> [Recorded data]

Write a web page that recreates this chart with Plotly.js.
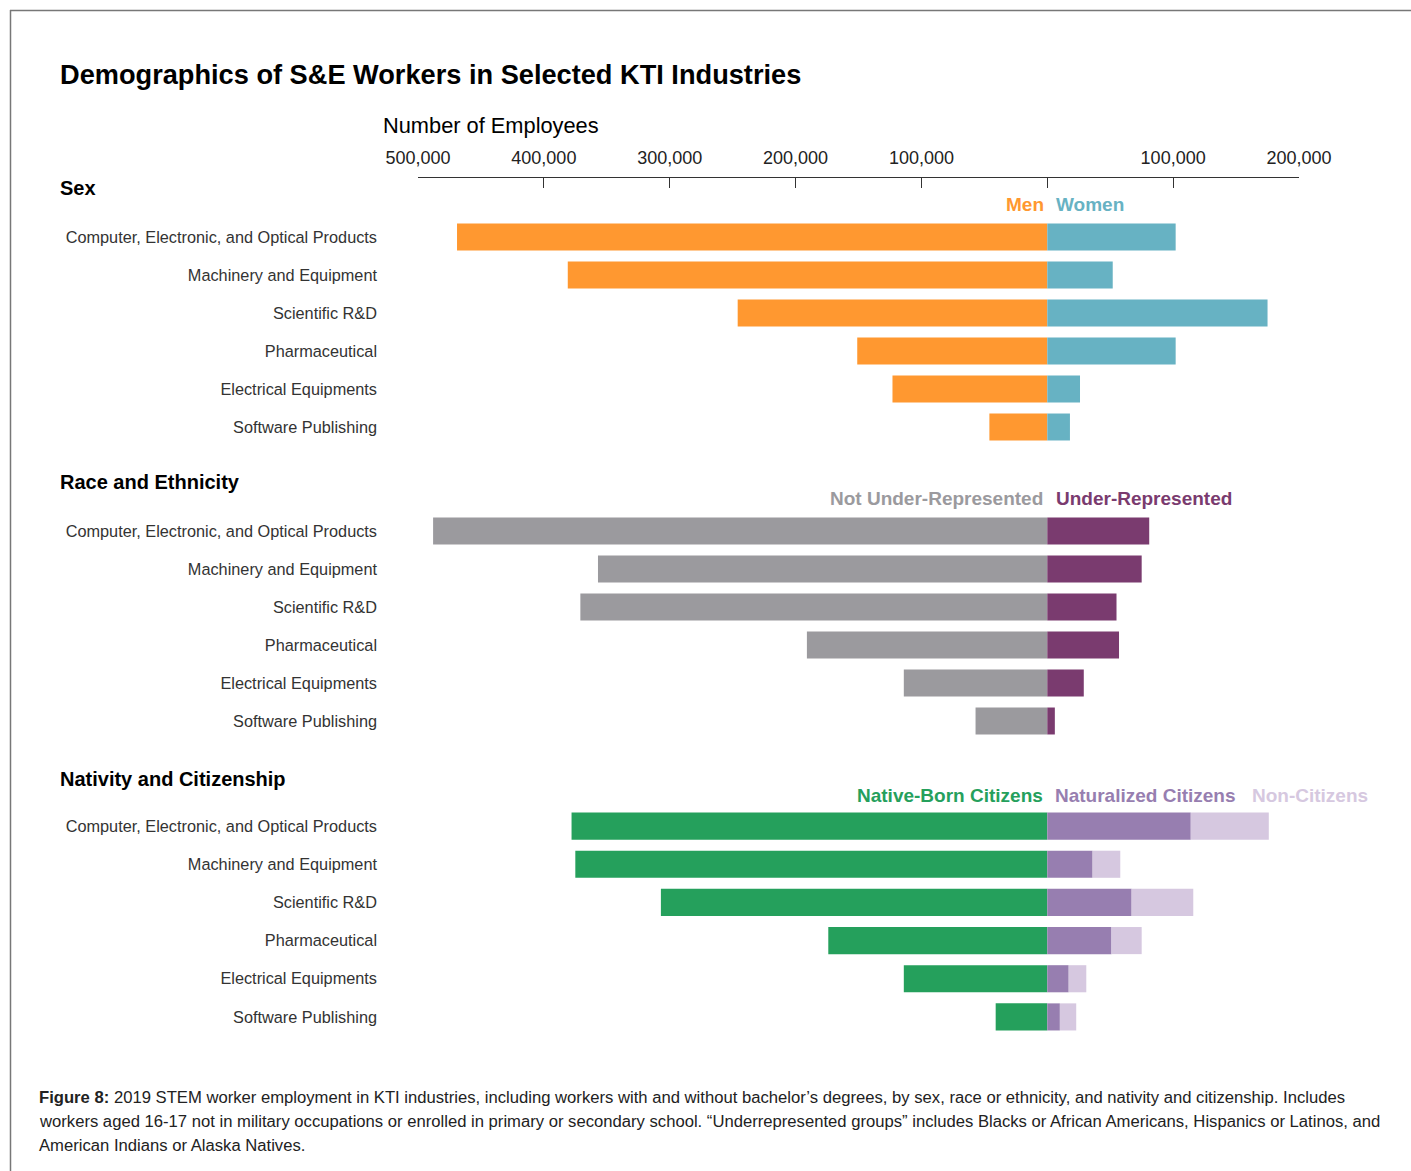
<!DOCTYPE html>
<html>
<head>
<meta charset="utf-8">
<script src="https://cdn.plot.ly/plotly-3.0.1.min.js"></script>
<style>html,body{margin:0;padding:0;background:#fff;}#chart{width:1411px;height:1171px;}</style>
</head>
<body>
<div id="chart"></div>
<script>
const categories = ["Computer, Electronic, and Optical Products", "Machinery and Equipment", "Scientific R&D", "Pharmaceutical", "Electrical Equipments", "Software Publishing"];
const tickValues = [-500000, -400000, -300000, -200000, -100000, 0, 100000, 200000];
const tickLabels = ["500,000", "400,000", "300,000", "200,000", "100,000", "", "100,000", "200,000"];

const men = [469000, 381000, 246000, 151000, 123000, 46000];
const women = [102000, 52000, 175000, 102000, 26000, 18000];
const notUnderRepresented = [488000, 357000, 371000, 191000, 114000, 57000];
const underRepresented = [81000, 75000, 55000, 57000, 29000, 6000];
const nativeBorn = [378000, 375000, 307000, 174000, 114000, 41000];
const naturalized = [114000, 36000, 67000, 51000, 17000, 10000];
const nonCitizens = [62000, 22000, 49000, 24000, 14000, 13000];

const W = 1411, H = 1171;
const L = 418, R = 1299, T = 177, B = 1040;
const px = x => (x - L) / (R - L);
const py = y => (B - y) / (B - T);

const C = {
  men: '#ff9830', women: '#67b2c3',
  notUR: '#9b9a9e', ur: '#7a3b6f',
  native: '#25a05c', natur: '#977eb0', nonc: '#d6c8e0'
};

function bar(name, vals, color, yaxis, neg) {
  return {
    type: 'bar', orientation: 'h', name: name,
    y: categories,
    x: vals.map(v => neg ? -v : v),
    customdata: vals,
    hovertemplate: name + ': %{customdata:,}<extra></extra>',
    marker: {color: color, line: {width: 0}},
    xaxis: 'x', yaxis: yaxis, showlegend: false
  };
}

const data = [
  bar('Men', men, C.men, 'y', true),
  bar('Women', women, C.women, 'y', false),
  bar('Not Under-Represented', notUnderRepresented, C.notUR, 'y2', true),
  bar('Under-Represented', underRepresented, C.ur, 'y2', false),
  bar('Native-Born Citizens', nativeBorn, C.native, 'y3', true),
  bar('Naturalized Citizens', naturalized, C.natur, 'y3', false),
  bar('Non-Citizens', nonCitizens, C.nonc, 'y3', false)
];

const FONT = 'Liberation Sans, Arial, Helvetica, sans-serif';
const yBase = {
  type: 'category', autorange: 'reversed', anchor: 'x',
  showline: false, ticks: '', showgrid: false, zeroline: false,
  tickfont: {family: FONT, size: 16.3, color: '#333'},
  ticklabelstandoff: 40, fixedrange: true
};

function ann(text, x, y, opts) {
  const o = Object.assign({xanchor: 'left'}, opts || {});
  const dx = o.xanchor === 'right' ? 3 : -2;
  return Object.assign({
    text: text, xref: 'paper', yref: 'paper', x: px(x + dx), y: py(y),
    yanchor: 'middle', showarrow: false,
    font: {family: FONT, size: 17, color: '#111'}
  }, o);
}
const bold = c => ({family: FONT, size: 19, color: c, weight: 'bold'});
const capFont = {family: FONT, size: 16.65, color: '#222'};

const annotations = [
  ann('<b>Demographics of S&E Workers in Selected KTI Industries</b>', 60, 74, {font: {family: FONT, size: 27.2, color: '#000'}}),
  ann('Number of Employees', 383, 126, {font: {family: FONT, size: 21.8, color: '#000'}}),
  ann('<b>Sex</b>', 60, 188, {font: {family: FONT, size: 20, color: '#000'}}),
  ann('<b>Race and Ethnicity</b>', 60, 482, {font: {family: FONT, size: 20, color: '#000'}}),
  ann('<b>Nativity and Citizenship</b>', 60, 779, {font: {family: FONT, size: 20, color: '#000'}}),
  ann('Men', 1043, 205, {xanchor: 'right', font: bold(C.men)}),
  ann('Women', 1056, 205, {font: bold(C.women)}),
  ann('Not Under-Represented', 1042, 499, {xanchor: 'right', font: bold(C.notUR)}),
  ann('Under-Represented', 1056, 499, {font: bold(C.ur)}),
  ann('Native-Born Citizens', 1042, 795, {xanchor: 'right', font: bold(C.native)}),
  ann('Naturalized Citizens', 1055, 795, {font: bold(C.natur)}),
  ann('Non-Citizens', 1252, 795, {font: bold(C.nonc)}),
  ann('<b>Figure 8:</b> 2019 STEM worker employment in KTI industries, including workers with and without bachelor\u2019s degrees, by sex, race or ethnicity, and nativity and citizenship. Includes', 39, 1097, {font: capFont}),
  ann('workers aged 16-17 not in military occupations or enrolled in primary or secondary school. \u201cUnderrepresented groups\u201d includes Blacks or African Americans, Hispanics or Latinos, and', 39, 1121, {font: capFont}),
  ann('American Indians or Alaska Natives.', 39, 1145, {font: capFont})
];

const shapes = [
  {type: 'line', xref: 'paper', yref: 'paper', x0: px(10), x1: px(1411), y0: py(10.5), y1: py(10.5), line: {color: '#777', width: 1.5}},
  {type: 'line', xref: 'paper', yref: 'paper', x0: px(10.5), x1: px(10.5), y0: py(10), y1: py(1171), line: {color: '#777', width: 1.5}}
];

const layout = {
  width: W, height: H,
  margin: {l: L, r: W - R, t: T, b: H - B, pad: 0},
  paper_bgcolor: '#fff', plot_bgcolor: 'rgba(0,0,0,0)',
  barmode: 'relative', bargap: 0.29,
  font: {family: FONT},
  xaxis: {
    range: [-500000, 200000], side: 'top', anchor: 'free', position: 1,
    tickvals: tickValues, ticktext: tickLabels,
    ticks: 'inside', ticklen: 10, tickwidth: 1.3, tickcolor: '#333',
    showline: true, linecolor: '#333', linewidth: 1.3,
    showgrid: false, zeroline: false, fixedrange: true,
    tickfont: {family: FONT, size: 18, color: '#222'}, ticklabelstandoff: 6
  },
  yaxis: Object.assign({}, yBase, {domain: [py(446), py(218)]}),
  yaxis2: Object.assign({}, yBase, {domain: [py(740), py(512)]}),
  yaxis3: Object.assign({}, yBase, {domain: [py(1036), py(807)]}),
  annotations: annotations,
  shapes: shapes
};

Plotly.newPlot('chart', data, layout, {displayModeBar: false});
</script>
</body>
</html>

> [Your instructions] Set down the complete material exactly, but do not include the images.

> [Answer to the task]
Write a web page that recreates this chart with Plotly.js.
<!DOCTYPE html>
<html>
<head>
<meta charset="utf-8">
<script src="https://cdn.plot.ly/plotly-3.0.1.min.js"></script>
<style>html,body{margin:0;padding:0;background:#fff;}#chart{width:1411px;height:1171px;}</style>
</head>
<body>
<div id="chart"></div>
<script>
const categories = ["Computer, Electronic, and Optical Products", "Machinery and Equipment", "Scientific R&D", "Pharmaceutical", "Electrical Equipments", "Software Publishing"];
const tickValues = [-500000, -400000, -300000, -200000, -100000, 0, 100000, 200000];
const tickLabels = ["500,000", "400,000", "300,000", "200,000", "100,000", "", "100,000", "200,000"];

const men = [469000, 381000, 246000, 151000, 123000, 46000];
const women = [102000, 52000, 175000, 102000, 26000, 18000];
const notUnderRepresented = [488000, 357000, 371000, 191000, 114000, 57000];
const underRepresented = [81000, 75000, 55000, 57000, 29000, 6000];
const nativeBorn = [378000, 375000, 307000, 174000, 114000, 41000];
const naturalized = [114000, 36000, 67000, 51000, 17000, 10000];
const nonCitizens = [62000, 22000, 49000, 24000, 14000, 13000];

const W = 1411, H = 1171;
const L = 418, R = 1299, T = 177, B = 1040;
const px = x => (x - L) / (R - L);
const py = y => (B - y) / (B - T);

const C = {
  men: '#ff9830', women: '#67b2c3',
  notUR: '#9b9a9e', ur: '#7a3b6f',
  native: '#25a05c', natur: '#977eb0', nonc: '#d6c8e0'
};

function bar(name, vals, color, yaxis, neg) {
  return {
    type: 'bar', orientation: 'h', name: name,
    y: categories,
    x: vals.map(v => neg ? -v : v),
    customdata: vals,
    hovertemplate: name + ': %{customdata:,}<extra></extra>',
    marker: {color: color, line: {width: 0}},
    xaxis: 'x', yaxis: yaxis, showlegend: false
  };
}

const data = [
  bar('Men', men, C.men, 'y', true),
  bar('Women', women, C.women, 'y', false),
  bar('Not Under-Represented', notUnderRepresented, C.notUR, 'y2', true),
  bar('Under-Represented', underRepresented, C.ur, 'y2', false),
  bar('Native-Born Citizens', nativeBorn, C.native, 'y3', true),
  bar('Naturalized Citizens', naturalized, C.natur, 'y3', false),
  bar('Non-Citizens', nonCitizens, C.nonc, 'y3', false)
];

const FONT = 'Liberation Sans, Arial, Helvetica, sans-serif';
const yBase = {
  type: 'category', autorange: 'reversed', anchor: 'x',
  showline: false, ticks: '', showgrid: false, zeroline: false,
  tickfont: {family: FONT, size: 16.3, color: '#333'},
  ticklabelstandoff: 40, fixedrange: true
};

function ann(text, x, y, opts) {
  const o = Object.assign({xanchor: 'left'}, opts || {});
  const dx = o.xanchor === 'right' ? 3 : -2;
  return Object.assign({
    text: text, xref: 'paper', yref: 'paper', x: px(x + dx), y: py(y),
    yanchor: 'middle', showarrow: false,
    font: {family: FONT, size: 17, color: '#111'}
  }, o);
}
const bold = c => ({family: FONT, size: 19, color: c, weight: 'bold'});
const capFont = {family: FONT, size: 16.65, color: '#222'};

const annotations = [
  ann('<b>Demographics of S&E Workers in Selected KTI Industries</b>', 60, 74, {font: {family: FONT, size: 27.2, color: '#000'}}),
  ann('Number of Employees', 383, 126, {font: {family: FONT, size: 21.8, color: '#000'}}),
  ann('<b>Sex</b>', 60, 188, {font: {family: FONT, size: 20, color: '#000'}}),
  ann('<b>Race and Ethnicity</b>', 60, 482, {font: {family: FONT, size: 20, color: '#000'}}),
  ann('<b>Nativity and Citizenship</b>', 60, 779, {font: {family: FONT, size: 20, color: '#000'}}),
  ann('Men', 1043, 205, {xanchor: 'right', font: bold(C.men)}),
  ann('Women', 1056, 205, {font: bold(C.women)}),
  ann('Not Under-Represented', 1042, 499, {xanchor: 'right', font: bold(C.notUR)}),
  ann('Under-Represented', 1056, 499, {font: bold(C.ur)}),
  ann('Native-Born Citizens', 1042, 795, {xanchor: 'right', font: bold(C.native)}),
  ann('Naturalized Citizens', 1055, 795, {font: bold(C.natur)}),
  ann('Non-Citizens', 1252, 795, {font: bold(C.nonc)}),
  ann('<b>Figure 8:</b> 2019 STEM worker employment in KTI industries, including workers with and without bachelor\u2019s degrees, by sex, race or ethnicity, and nativity and citizenship. Includes', 39, 1097, {font: capFont}),
  ann('workers aged 16-17 not in military occupations or enrolled in primary or secondary school. \u201cUnderrepresented groups\u201d includes Blacks or African Americans, Hispanics or Latinos, and', 39, 1121, {font: capFont}),
  ann('American Indians or Alaska Natives.', 39, 1145, {font: capFont})
];

const shapes = [
  {type: 'line', xref: 'paper', yref: 'paper', x0: px(10), x1: px(1411), y0: py(10.5), y1: py(10.5), line: {color: '#777', width: 1.5}},
  {type: 'line', xref: 'paper', yref: 'paper', x0: px(10.5), x1: px(10.5), y0: py(10), y1: py(1171), line: {color: '#777', width: 1.5}}
];

const layout = {
  width: W, height: H,
  margin: {l: L, r: W - R, t: T, b: H - B, pad: 0},
  paper_bgcolor: '#fff', plot_bgcolor: 'rgba(0,0,0,0)',
  barmode: 'relative', bargap: 0.29,
  font: {family: FONT},
  xaxis: {
    range: [-500000, 200000], side: 'top', anchor: 'free', position: 1,
    tickvals: tickValues, ticktext: tickLabels,
    ticks: 'inside', ticklen: 10, tickwidth: 1.3, tickcolor: '#333',
    showline: true, linecolor: '#333', linewidth: 1.3,
    showgrid: false, zeroline: false, fixedrange: true,
    tickfont: {family: FONT, size: 18, color: '#222'}, ticklabelstandoff: 6
  },
  yaxis: Object.assign({}, yBase, {domain: [py(446), py(218)]}),
  yaxis2: Object.assign({}, yBase, {domain: [py(740), py(512)]}),
  yaxis3: Object.assign({}, yBase, {domain: [py(1036), py(807)]}),
  annotations: annotations,
  shapes: shapes
};

Plotly.newPlot('chart', data, layout, {displayModeBar: false});
</script>
</body>
</html>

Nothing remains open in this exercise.